### Directive
Copy exactly the block of lines between the one containing "Output the Python" and the one containing "import pandas as pd", inclusive.

####################

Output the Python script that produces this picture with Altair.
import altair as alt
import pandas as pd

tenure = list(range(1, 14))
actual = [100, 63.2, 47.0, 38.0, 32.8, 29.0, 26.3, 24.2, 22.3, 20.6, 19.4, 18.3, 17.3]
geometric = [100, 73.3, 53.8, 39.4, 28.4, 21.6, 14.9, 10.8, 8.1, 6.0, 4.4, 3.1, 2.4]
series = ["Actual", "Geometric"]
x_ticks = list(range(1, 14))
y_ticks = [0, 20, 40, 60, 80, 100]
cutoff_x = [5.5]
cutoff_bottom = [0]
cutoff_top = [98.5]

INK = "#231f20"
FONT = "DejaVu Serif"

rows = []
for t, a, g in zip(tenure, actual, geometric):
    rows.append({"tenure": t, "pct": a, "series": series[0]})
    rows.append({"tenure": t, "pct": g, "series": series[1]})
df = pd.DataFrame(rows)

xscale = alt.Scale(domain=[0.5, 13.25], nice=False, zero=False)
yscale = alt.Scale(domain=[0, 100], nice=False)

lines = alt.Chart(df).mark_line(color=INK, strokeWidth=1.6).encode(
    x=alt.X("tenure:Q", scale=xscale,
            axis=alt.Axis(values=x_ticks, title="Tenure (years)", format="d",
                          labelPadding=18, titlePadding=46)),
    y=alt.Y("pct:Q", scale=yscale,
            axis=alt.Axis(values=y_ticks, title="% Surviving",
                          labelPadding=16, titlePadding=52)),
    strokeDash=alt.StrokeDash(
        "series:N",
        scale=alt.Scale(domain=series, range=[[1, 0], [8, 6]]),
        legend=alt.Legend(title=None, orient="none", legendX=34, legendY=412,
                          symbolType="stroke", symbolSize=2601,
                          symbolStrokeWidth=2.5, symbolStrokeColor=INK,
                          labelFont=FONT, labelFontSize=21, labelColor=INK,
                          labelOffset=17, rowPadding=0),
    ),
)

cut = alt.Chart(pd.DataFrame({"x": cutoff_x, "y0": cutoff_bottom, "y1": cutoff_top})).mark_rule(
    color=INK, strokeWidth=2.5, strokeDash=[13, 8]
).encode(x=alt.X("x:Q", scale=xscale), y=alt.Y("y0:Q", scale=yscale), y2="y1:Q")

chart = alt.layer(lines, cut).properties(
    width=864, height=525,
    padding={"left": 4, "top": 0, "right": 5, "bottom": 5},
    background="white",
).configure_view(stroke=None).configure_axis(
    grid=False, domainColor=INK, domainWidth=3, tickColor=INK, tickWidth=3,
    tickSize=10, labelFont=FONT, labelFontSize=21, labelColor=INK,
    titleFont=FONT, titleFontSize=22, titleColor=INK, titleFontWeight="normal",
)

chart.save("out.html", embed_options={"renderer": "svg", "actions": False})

####################

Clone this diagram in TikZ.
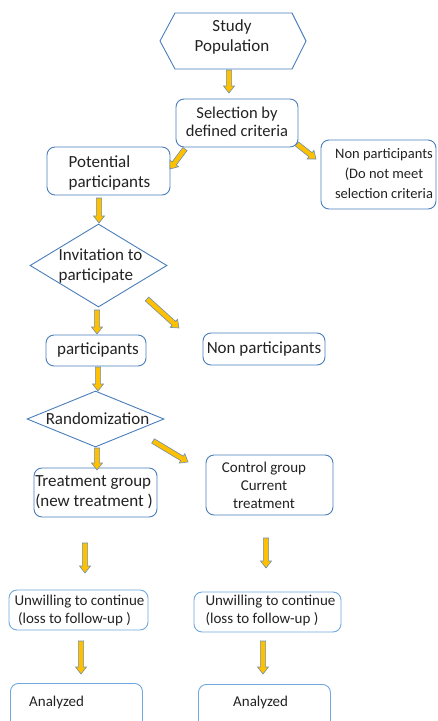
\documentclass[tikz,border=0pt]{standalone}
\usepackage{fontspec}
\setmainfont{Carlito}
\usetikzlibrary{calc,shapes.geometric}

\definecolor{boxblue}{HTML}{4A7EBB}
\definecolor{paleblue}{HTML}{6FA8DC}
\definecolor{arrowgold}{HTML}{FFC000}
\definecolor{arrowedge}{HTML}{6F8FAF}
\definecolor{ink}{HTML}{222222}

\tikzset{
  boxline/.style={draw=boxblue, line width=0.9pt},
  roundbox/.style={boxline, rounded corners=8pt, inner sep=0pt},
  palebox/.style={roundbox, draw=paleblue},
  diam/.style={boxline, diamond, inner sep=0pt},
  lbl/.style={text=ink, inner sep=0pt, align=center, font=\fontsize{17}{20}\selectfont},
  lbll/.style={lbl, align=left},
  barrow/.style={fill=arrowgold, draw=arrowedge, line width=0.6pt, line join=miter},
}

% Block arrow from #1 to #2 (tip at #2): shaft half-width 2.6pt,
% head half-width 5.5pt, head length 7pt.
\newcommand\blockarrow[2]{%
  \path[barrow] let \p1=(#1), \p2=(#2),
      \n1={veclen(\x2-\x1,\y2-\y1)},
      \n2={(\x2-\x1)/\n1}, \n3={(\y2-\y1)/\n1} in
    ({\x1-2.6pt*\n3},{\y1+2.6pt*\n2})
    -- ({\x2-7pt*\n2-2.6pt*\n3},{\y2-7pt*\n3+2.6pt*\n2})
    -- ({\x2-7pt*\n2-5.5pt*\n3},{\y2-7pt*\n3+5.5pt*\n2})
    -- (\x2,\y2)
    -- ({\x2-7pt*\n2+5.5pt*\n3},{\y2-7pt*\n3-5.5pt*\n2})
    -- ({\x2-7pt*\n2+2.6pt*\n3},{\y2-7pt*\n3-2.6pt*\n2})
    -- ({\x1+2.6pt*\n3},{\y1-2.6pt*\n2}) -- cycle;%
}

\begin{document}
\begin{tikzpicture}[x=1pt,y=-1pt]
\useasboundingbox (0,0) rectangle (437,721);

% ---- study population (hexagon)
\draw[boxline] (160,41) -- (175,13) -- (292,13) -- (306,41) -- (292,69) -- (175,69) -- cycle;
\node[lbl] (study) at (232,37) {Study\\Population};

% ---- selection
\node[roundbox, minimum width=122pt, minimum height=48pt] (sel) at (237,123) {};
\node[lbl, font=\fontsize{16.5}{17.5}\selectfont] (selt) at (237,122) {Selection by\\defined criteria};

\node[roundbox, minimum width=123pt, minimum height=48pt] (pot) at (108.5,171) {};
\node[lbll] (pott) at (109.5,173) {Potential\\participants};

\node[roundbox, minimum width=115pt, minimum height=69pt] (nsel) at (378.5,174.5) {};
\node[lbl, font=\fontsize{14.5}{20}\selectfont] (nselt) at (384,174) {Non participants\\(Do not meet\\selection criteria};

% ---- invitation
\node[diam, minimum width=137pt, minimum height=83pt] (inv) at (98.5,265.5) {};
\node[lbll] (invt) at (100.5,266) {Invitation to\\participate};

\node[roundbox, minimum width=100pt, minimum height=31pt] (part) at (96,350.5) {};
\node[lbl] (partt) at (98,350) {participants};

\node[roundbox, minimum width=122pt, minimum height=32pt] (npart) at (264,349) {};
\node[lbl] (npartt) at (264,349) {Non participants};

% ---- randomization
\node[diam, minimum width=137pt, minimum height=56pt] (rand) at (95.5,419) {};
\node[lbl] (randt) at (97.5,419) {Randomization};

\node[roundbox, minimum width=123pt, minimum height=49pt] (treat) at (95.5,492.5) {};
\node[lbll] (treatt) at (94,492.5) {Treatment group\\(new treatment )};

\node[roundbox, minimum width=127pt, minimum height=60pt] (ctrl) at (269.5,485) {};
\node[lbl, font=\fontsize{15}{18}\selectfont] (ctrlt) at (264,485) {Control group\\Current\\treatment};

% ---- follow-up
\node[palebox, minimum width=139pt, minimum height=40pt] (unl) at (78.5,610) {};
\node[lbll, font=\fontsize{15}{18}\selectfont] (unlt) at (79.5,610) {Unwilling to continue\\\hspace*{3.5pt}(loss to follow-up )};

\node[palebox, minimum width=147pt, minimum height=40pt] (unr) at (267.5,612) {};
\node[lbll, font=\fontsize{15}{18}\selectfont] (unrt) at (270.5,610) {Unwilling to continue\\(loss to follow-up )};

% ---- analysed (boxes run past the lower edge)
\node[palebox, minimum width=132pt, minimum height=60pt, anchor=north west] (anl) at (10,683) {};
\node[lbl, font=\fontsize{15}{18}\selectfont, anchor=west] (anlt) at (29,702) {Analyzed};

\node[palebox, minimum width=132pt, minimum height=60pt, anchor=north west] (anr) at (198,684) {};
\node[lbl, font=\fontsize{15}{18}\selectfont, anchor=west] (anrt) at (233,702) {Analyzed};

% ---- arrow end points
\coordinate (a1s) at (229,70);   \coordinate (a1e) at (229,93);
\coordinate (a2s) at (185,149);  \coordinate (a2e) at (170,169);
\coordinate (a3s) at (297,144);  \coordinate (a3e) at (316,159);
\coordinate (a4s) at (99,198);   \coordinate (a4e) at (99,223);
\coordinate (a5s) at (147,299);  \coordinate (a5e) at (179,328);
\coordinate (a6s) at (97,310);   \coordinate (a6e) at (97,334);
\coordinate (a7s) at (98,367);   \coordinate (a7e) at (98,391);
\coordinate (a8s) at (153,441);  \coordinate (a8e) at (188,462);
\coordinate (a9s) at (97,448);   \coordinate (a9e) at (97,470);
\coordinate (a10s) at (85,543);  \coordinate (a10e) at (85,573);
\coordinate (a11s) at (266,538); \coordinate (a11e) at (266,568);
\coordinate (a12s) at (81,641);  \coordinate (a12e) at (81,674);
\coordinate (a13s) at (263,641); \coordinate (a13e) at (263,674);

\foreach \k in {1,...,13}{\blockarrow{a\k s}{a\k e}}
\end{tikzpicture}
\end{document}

####################

### Complete response
Output the Python script that produces this picture with Altair.
import altair as alt
import pandas as pd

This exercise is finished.